I don’t agree. LLMs are by design probabilistic. Chainsaws aren’t designed to be probabilistic, and any functionality that is probabilistic (aside from philosophical questions about what it is possible to be certain about, YKWIM) is aimed to be minimised. You’re supposed to be able to give the same model the same prompt twice and get two different answers. You’re not meant to be able to use a chainsaw the same way on the same object and have it cut significantly differently. You’re inherently leaving much more to chance by using LLMs to generate code, and creating more work for yourself as you have to review LLM code, which is generally lower quality than human-written code.
And that’s a strength as compared with the machines that have attempted 100% determinisim since the days of Lady Ada and Charles Babbage. It also makes it a different beast which must be handled differently than a rigid machine.
Like creative writers. The Late Show monologue wouldn’t be very good if the writers used the exact same formula every night.
Not if you give proper (complete and testable) requirements. I’d argue that LLMs are no more “unpredictable” than a pool of randomly selected human programmers.

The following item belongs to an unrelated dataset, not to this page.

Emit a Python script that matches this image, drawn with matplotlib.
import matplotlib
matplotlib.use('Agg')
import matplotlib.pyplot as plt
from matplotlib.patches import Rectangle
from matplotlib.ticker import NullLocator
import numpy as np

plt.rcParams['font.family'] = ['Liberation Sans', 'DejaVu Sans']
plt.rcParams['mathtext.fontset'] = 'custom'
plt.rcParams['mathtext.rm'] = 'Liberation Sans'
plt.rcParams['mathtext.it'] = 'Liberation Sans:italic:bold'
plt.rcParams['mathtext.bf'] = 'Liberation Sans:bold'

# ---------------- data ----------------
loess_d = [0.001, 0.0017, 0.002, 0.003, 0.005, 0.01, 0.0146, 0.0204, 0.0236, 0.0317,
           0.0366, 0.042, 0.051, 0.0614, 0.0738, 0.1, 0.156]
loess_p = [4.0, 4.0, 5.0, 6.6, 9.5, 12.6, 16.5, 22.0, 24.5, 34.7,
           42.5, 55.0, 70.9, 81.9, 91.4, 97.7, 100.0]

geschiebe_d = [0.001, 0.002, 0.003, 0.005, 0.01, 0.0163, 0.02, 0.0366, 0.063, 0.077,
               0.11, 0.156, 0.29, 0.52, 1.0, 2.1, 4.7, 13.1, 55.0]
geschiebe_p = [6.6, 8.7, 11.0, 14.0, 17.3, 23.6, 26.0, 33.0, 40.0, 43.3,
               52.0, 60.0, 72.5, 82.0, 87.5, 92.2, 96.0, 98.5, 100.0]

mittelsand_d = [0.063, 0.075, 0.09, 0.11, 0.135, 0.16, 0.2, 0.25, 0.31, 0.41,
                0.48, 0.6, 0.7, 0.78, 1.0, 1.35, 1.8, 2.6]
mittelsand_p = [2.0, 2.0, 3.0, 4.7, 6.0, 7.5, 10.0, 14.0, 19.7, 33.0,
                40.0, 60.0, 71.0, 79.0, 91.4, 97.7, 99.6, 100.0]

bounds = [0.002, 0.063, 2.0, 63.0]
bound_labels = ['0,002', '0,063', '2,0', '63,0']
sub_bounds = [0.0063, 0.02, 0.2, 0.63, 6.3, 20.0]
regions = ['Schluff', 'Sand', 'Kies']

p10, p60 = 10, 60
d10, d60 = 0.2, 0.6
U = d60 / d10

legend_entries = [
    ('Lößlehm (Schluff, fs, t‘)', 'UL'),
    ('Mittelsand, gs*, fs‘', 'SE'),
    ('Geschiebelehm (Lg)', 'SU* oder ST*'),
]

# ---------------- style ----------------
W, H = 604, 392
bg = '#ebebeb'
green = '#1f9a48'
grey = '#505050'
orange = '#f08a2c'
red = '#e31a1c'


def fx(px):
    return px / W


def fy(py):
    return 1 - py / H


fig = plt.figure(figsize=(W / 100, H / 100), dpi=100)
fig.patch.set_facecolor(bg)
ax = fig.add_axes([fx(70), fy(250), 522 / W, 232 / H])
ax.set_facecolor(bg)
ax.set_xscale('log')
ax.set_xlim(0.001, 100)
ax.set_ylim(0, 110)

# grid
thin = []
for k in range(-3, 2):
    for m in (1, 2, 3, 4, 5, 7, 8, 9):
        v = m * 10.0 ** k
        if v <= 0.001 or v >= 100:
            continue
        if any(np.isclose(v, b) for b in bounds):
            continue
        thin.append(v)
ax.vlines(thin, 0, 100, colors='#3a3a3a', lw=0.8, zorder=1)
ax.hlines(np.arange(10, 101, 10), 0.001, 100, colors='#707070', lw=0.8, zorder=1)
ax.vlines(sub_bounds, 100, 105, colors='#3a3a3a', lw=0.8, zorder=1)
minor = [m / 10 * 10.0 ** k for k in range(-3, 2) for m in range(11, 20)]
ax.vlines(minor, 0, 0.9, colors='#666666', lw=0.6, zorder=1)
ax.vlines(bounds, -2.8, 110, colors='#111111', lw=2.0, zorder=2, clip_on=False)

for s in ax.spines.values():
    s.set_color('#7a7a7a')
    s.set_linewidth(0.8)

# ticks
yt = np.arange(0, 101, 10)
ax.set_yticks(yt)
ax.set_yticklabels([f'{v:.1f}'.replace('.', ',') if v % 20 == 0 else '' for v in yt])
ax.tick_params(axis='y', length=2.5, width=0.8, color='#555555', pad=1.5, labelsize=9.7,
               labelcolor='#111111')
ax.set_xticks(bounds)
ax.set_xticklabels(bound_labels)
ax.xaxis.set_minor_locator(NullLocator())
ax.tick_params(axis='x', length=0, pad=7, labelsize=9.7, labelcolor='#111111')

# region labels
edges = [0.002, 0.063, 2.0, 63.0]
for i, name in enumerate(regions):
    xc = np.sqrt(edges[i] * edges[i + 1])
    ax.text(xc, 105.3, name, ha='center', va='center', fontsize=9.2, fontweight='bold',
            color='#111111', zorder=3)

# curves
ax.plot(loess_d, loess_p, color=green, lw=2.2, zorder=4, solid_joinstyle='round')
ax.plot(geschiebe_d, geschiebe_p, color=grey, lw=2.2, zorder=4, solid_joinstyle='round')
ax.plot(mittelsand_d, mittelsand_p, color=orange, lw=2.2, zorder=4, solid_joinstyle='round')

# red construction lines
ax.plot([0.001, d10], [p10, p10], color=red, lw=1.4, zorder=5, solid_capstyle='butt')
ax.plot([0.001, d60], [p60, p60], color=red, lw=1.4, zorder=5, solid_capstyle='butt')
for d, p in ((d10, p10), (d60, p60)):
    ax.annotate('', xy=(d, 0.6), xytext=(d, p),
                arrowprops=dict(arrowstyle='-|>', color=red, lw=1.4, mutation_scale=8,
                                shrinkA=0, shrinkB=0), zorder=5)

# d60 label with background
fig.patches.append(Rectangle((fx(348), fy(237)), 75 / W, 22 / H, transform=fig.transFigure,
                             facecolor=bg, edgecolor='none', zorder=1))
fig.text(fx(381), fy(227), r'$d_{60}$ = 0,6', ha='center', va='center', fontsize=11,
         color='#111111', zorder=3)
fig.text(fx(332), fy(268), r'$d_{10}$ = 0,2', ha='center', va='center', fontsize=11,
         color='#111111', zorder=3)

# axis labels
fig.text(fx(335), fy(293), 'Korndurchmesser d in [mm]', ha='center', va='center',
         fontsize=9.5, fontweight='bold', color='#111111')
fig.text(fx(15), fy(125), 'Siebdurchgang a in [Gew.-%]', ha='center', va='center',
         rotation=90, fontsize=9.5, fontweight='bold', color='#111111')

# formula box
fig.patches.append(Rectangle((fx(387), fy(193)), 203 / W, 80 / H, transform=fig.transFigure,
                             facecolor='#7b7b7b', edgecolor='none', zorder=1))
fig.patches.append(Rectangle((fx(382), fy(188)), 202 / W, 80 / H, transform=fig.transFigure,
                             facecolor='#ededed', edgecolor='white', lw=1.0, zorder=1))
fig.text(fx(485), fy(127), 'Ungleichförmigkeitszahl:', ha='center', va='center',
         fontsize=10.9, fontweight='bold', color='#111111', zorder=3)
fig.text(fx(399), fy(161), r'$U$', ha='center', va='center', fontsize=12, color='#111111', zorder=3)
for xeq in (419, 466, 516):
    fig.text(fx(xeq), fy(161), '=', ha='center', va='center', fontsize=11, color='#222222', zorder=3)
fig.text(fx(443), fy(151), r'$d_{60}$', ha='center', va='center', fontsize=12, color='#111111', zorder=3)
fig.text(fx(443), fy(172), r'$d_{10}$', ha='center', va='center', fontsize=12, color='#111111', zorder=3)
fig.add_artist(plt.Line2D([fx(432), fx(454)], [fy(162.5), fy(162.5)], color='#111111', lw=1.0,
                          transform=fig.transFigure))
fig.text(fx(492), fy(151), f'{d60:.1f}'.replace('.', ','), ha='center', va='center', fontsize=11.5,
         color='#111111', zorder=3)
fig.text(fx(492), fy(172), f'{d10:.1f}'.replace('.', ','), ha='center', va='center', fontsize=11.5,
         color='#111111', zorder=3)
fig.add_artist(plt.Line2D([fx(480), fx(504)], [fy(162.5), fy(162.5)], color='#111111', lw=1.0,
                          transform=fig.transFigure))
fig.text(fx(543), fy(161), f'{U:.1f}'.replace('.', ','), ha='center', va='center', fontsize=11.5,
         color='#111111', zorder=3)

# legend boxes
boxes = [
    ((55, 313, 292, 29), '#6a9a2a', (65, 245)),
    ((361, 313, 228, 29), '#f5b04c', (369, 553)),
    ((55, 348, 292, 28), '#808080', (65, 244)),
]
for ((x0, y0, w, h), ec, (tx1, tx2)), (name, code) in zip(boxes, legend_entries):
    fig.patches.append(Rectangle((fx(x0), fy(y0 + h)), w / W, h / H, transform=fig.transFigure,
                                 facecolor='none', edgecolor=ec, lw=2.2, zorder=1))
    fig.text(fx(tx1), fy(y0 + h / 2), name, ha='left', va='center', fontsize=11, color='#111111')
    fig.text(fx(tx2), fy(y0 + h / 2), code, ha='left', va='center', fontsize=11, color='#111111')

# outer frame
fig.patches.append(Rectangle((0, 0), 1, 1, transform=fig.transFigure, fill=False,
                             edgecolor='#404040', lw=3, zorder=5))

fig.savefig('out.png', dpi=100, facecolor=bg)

This is where the power of diversity / randomness comes into play: with proper (complete and testable) requirements, the randomized agents, be they LLMs or consultants for hire, will iterate until they meet the requirements or give up / run out of time or resources.

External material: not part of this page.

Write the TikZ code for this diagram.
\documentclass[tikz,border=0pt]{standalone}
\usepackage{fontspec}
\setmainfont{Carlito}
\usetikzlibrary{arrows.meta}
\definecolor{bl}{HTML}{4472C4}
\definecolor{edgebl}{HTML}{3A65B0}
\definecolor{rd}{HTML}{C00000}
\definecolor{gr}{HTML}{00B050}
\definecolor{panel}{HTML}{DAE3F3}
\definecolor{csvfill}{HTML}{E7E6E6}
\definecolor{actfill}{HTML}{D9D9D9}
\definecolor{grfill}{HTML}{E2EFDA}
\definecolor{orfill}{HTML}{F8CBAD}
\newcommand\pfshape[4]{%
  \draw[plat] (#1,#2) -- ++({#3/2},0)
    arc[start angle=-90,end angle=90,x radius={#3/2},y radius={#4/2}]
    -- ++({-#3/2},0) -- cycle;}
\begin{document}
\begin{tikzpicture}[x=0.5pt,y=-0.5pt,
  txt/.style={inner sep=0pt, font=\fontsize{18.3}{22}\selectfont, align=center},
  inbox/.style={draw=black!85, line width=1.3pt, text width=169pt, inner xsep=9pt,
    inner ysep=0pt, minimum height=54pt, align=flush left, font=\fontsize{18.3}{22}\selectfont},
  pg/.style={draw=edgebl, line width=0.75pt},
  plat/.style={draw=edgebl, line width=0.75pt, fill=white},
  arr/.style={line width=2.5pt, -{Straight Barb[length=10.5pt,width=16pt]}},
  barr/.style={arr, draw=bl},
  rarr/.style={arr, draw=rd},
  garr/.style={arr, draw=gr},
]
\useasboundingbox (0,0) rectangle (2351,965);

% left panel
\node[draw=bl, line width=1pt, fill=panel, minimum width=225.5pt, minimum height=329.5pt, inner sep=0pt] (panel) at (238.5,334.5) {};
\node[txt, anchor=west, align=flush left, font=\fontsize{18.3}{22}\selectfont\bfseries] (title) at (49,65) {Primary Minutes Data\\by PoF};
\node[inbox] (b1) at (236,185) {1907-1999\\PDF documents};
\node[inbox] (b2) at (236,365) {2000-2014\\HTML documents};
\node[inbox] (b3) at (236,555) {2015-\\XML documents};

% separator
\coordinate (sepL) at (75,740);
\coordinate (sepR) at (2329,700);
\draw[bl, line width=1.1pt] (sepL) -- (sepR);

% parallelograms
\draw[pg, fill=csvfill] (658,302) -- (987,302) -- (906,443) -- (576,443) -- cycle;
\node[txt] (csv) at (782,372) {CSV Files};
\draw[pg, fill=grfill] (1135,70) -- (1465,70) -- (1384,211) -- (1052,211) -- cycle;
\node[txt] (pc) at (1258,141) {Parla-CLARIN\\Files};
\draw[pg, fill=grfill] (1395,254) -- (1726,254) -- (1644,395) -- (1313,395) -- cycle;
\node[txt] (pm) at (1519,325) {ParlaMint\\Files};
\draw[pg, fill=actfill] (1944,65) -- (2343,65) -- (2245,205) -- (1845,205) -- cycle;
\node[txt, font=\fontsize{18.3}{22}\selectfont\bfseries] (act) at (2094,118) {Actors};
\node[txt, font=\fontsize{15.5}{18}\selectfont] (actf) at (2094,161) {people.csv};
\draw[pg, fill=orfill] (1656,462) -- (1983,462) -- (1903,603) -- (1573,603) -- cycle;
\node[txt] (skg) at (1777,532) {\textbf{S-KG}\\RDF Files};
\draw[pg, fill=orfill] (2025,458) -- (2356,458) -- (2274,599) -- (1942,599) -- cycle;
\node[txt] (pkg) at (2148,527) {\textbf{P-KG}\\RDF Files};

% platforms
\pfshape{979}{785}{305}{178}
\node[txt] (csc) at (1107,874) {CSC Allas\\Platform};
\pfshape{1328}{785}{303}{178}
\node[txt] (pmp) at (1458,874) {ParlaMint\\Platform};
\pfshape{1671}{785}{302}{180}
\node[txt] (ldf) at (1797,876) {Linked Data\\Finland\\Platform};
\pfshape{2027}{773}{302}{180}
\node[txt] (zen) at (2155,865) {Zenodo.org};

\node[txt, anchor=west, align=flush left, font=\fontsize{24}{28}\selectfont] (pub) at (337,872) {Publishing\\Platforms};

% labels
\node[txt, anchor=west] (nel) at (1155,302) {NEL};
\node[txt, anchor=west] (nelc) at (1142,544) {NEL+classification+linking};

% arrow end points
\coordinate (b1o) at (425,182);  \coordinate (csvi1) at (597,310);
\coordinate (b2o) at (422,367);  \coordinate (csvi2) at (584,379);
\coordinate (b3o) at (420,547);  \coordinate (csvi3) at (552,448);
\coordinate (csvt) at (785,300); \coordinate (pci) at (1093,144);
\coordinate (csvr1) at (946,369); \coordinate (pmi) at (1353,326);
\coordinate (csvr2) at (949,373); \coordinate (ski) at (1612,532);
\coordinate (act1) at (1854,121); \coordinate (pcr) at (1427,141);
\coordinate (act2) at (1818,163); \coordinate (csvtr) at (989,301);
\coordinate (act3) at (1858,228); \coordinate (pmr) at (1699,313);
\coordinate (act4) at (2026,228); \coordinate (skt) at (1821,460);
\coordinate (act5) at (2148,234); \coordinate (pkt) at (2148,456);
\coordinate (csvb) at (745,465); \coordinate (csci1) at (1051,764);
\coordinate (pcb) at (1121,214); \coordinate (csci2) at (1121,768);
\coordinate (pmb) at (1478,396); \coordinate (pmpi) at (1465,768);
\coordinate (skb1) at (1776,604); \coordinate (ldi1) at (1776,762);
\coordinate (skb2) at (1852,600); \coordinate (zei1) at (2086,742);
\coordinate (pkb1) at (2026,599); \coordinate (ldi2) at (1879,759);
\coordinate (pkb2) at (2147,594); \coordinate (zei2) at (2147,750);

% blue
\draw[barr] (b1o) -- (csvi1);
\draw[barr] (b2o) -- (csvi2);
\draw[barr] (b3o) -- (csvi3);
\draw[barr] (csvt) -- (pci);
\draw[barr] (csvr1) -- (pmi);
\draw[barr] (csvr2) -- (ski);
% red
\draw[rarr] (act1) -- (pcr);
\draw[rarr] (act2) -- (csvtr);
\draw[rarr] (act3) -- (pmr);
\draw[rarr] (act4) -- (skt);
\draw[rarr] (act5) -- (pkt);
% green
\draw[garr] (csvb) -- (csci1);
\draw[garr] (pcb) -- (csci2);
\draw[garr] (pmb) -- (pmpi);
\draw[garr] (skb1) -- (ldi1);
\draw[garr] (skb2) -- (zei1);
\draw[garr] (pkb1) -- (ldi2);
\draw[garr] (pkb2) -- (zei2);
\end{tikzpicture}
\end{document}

That’s a matter of practices - and code review is a good practice, but in the world where LLMs are writing the code - only LLM code reviewers are going to be capable of keeping with the flood of code that the LLMs are producing: https://youtu.be/pzkwn3hu1Cc?t=60
That has been changing, rather quickly over the past year. The size of problems that LLMs are solving as well as humans has been increasing steadily for many months.
Now, having said all that, I’m paid to produce code, so I do review everything the LLMs make because nobody is asking me (yet) to make anything at super-human speed, so I’m not asking LLMs to make anything at super-human speed for the overall development process. I’ve been doing this for about 6 months, and the quality of what they produce, and the complexity of things they are able to successfully produce, has been steadily increasing throughout that time. Six months ago, I couldn’t ask an LLM to make more than a simple sub-module in things I was working on and get a reasonable result. Today, most things I’m tasked with - I can have the LLM develop a set of requirements for the whole problem statement, and then implement to those requirements, develop meaningful tests (six months ago the LLM generated tests were garbage, lately they’re getting to be on-par to better than what my human test department colleagues make), and do self-reviews and refinements to a point where the code meets our standards better than code written by our human programmers.

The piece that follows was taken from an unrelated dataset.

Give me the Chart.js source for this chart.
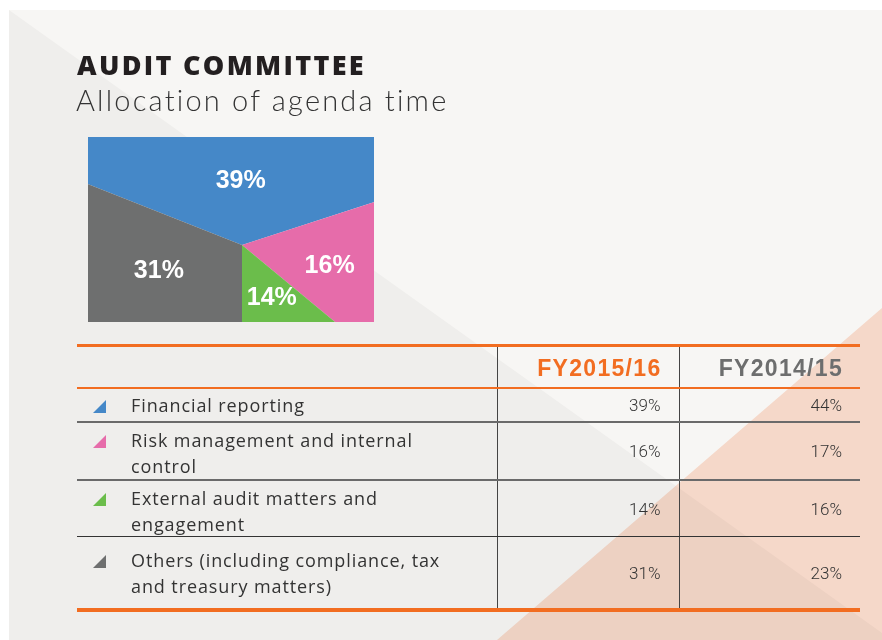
<!DOCTYPE html>
<html>
<head>
<meta charset="utf-8">
<script src="https://cdn.jsdelivr.net/npm/chart.js@4/dist/chart.umd.min.js"></script>
<style>
  body { margin: 0; width: 882px; height: 640px; background: #fff; position: relative; overflow: hidden; }
  #panel { position: absolute; left: 9px; top: 10px; width: 873px; height: 630px; background: #f7f6f4; }
  #panel svg { position: absolute; left: 0; top: 0; }
  .title { position: absolute; left: 77px; top: 46px; font: 800 27px "Open Sans", sans-serif; letter-spacing: 2.3px; color: #231f20; }
  .subtitle { position: absolute; left: 76px; top: 82px; font: 300 29px "Lato", "Open Sans", sans-serif; letter-spacing: 2.2px; color: #333; }
  #pieBox { position: absolute; left: 88px; top: 137px; width: 286px; height: 185px; overflow: hidden; }
  #pieBox canvas { position: absolute; left: -46px; top: -92px; }
  .tbl { position: absolute; left: 77px; top: 344px; width: 783px; border-top: 3px solid #f26d21; border-bottom: 4px solid #f26d21; }
  .row { display: flex; border-bottom: 2px solid #6a6a6a; }
  .row.head { height: 40px; border-bottom: 2px solid #f26d21; }
  .cell { box-sizing: border-box; }
  .c0 { width: 420px; position: relative; }
  .c1, .c2 { width: 181.5px; border-left: 1px solid #444; display: flex; align-items: center; justify-content: flex-end; padding-right: 18px;
             font: 300 17px Roboto, sans-serif; color: #333; }
  .head .c1, .head .c2 { font: 700 23px "Liberation Sans", Arial, sans-serif; letter-spacing: 1.3px; align-items: flex-end; padding-bottom: 5px; padding-right: 17px; }
  .label { position: absolute; left: 54px; width: 340px; font: 400 18px "Open Sans", sans-serif; letter-spacing: 0.9px; line-height: 26px; color: #333; }
  .icon { position: absolute; left: 16px; width: 13px; height: 13px; clip-path: polygon(0 100%, 100% 100%, 100% 0); }
</style>
</head>
<body>
<div id="panel">
  <svg width="873" height="630">
    <polygon points="0,0 873,623 873,630 0,630" fill="#efeeec"/>
    <polygon points="873,298 873,630 488,630" fill="#fde0d2" style="mix-blend-mode:multiply"/>
  </svg>
</div>
<div class="title">AUDIT COMMITTEE</div>
<div class="subtitle">Allocation of agenda time</div>
<div id="pieBox"><canvas id="pie" width="400" height="400"></canvas></div>
<div class="tbl" id="tbl"></div>
<script>
const categories = [
  'Financial reporting',
  'Risk management and internal control',
  'External audit matters and engagement',
  'Others (including compliance, tax and treasury matters)'
];
const fy2016 = [39, 16, 14, 31];
const fy2015 = [44, 17, 16, 23];
const columnLabels = ['FY2015/16', 'FY2014/15'];

const sliceColors = ['#4588c8', '#e66caa', '#6bbd4b', '#6e6f6f'];
const headColors = ['#f26d21', '#6d6e6e'];
// label placement: radius (px) and angle nudge (deg) from each slice's middle
const labelRadius = [64, 90, 61, 87];
const labelNudge = [-3, 2.5, -4, 17];
const rowHeights = [32, 56, 55, 71];
const rowPadTop = [3, 4, 4, 10];
const rowBorders = ['2px solid #6a6a6a', '2px solid #6a6a6a', '1px solid #333', 'none'];

// last slice starts pointing straight down
const before = fy2016.slice(0, -1).reduce((a, b) => a + b, 0);
const total = fy2016.reduce((a, b) => a + b, 0);
const rotation = 180 - before / total * 360;

const sliceLabels = {
  id: 'sliceLabels',
  afterDatasetsDraw(chart) {
    const ctx = chart.ctx;
    const arcs = chart.getDatasetMeta(0).data;
    ctx.save();
    ctx.fillStyle = '#fff';
    ctx.font = 'bold 25px "Liberation Sans", Arial, sans-serif';
    ctx.textAlign = 'center';
    ctx.textBaseline = 'middle';
    arcs.forEach((arc, i) => {
      const p = arc.getProps(['x', 'y', 'startAngle', 'endAngle']);
      const a = (p.startAngle + p.endAngle) / 2 + labelNudge[i] * Math.PI / 180;
      ctx.fillText(fy2016[i] + '%', p.x + Math.cos(a) * labelRadius[i], p.y + Math.sin(a) * labelRadius[i]);
    });
    ctx.restore();
  }
};

new Chart(document.getElementById('pie').getContext('2d'), {
  type: 'pie',
  data: {
    labels: categories,
    datasets: [{
      data: fy2016,
      backgroundColor: sliceColors,
      borderWidth: 0
    }]
  },
  options: {
    responsive: false,
    animation: false,
    devicePixelRatio: 1,
    rotation: rotation,
    layout: { padding: 0 },
    plugins: { legend: { display: false }, tooltip: { enabled: false } }
  },
  plugins: [sliceLabels]
});

const tbl = document.getElementById('tbl');
let html = '<div class="row head"><div class="cell c0"></div>';
columnLabels.forEach((c, j) => {
  html += `<div class="cell c${j + 1}" style="color:${headColors[j]}">${c}</div>`;
});
html += '</div>';
categories.forEach((cat, i) => {
  html += `<div class="row" style="height:${rowHeights[i]}px;border-bottom:${rowBorders[i]}">
    <div class="cell c0">
      <div class="icon" style="background:${sliceColors[i]};top:${rowPadTop[i] + 8}px"></div>
      <div class="label" style="top:${rowPadTop[i]}px">${cat}</div>
    </div>
    <div class="cell c1">${fy2016[i]}%</div>
    <div class="cell c2">${fy2015[i]}%</div>
  </div>`;
});
tbl.innerHTML = html;
</script>
</body>
</html>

One of the most productive prompts you can give an LLM is: “Review these requirements; identify gaps, ambiguities, conflicts or any other problems that may hinder implementation. Report all findings and suggest potential corrections.” You won’t get the same result every time, and repeating that prompt in a fresh context window on the “corrected” requirements often leads to additional refinements, but eventually you do end up with a good set of self-consistent and complete requirements. The thing you have to do is read those (extensive) requirements and ensure that they reflect what you are thinking correctly, because any “hallucinations” that creep into the requirements will then be implemented in the code and the tests and sail right on through to the finished product.